### Supplied data
>>>>>
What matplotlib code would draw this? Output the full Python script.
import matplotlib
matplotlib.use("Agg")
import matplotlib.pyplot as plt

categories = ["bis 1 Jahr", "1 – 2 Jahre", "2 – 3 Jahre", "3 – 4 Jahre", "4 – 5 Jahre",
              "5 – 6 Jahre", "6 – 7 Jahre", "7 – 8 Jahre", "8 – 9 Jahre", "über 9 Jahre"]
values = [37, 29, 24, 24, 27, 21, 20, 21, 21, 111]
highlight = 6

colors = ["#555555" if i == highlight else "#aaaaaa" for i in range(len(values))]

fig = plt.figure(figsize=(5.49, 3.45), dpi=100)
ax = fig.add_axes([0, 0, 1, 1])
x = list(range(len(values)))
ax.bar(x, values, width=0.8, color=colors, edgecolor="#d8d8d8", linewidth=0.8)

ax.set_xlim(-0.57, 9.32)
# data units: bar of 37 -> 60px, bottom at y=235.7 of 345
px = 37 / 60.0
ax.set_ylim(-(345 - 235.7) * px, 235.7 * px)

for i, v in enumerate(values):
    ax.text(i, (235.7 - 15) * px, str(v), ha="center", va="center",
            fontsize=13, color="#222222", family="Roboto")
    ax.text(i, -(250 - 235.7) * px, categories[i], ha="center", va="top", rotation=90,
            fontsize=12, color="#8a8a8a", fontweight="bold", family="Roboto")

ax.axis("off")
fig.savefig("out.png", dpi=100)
<<<<<
>>>>>
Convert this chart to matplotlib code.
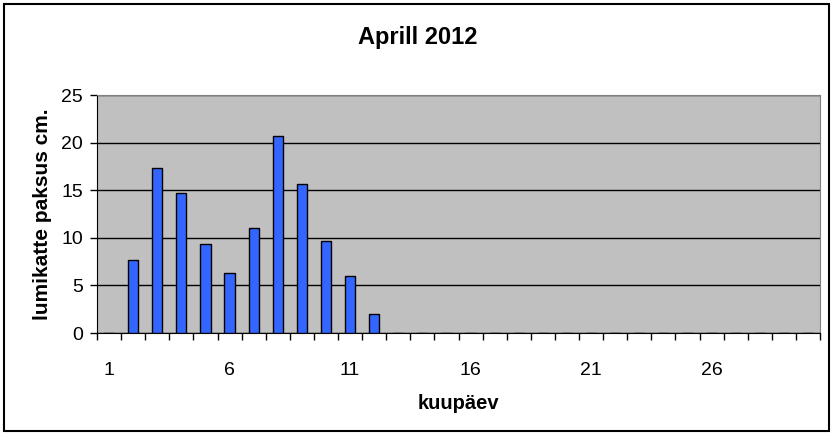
<<<<<
### Set task
Looking at the data above, return every line from the one with "What matplotlib code" down to the one with "ax.set_ylim(-(345 - 235.7) * px, 235.7 * px)", exactly and inclusively.

### Task solution
What matplotlib code would draw this? Output the full Python script.
import matplotlib
matplotlib.use("Agg")
import matplotlib.pyplot as plt

categories = ["bis 1 Jahr", "1 – 2 Jahre", "2 – 3 Jahre", "3 – 4 Jahre", "4 – 5 Jahre",
              "5 – 6 Jahre", "6 – 7 Jahre", "7 – 8 Jahre", "8 – 9 Jahre", "über 9 Jahre"]
values = [37, 29, 24, 24, 27, 21, 20, 21, 21, 111]
highlight = 6

colors = ["#555555" if i == highlight else "#aaaaaa" for i in range(len(values))]

fig = plt.figure(figsize=(5.49, 3.45), dpi=100)
ax = fig.add_axes([0, 0, 1, 1])
x = list(range(len(values)))
ax.bar(x, values, width=0.8, color=colors, edgecolor="#d8d8d8", linewidth=0.8)

ax.set_xlim(-0.57, 9.32)
# data units: bar of 37 -> 60px, bottom at y=235.7 of 345
px = 37 / 60.0
ax.set_ylim(-(345 - 235.7) * px, 235.7 * px)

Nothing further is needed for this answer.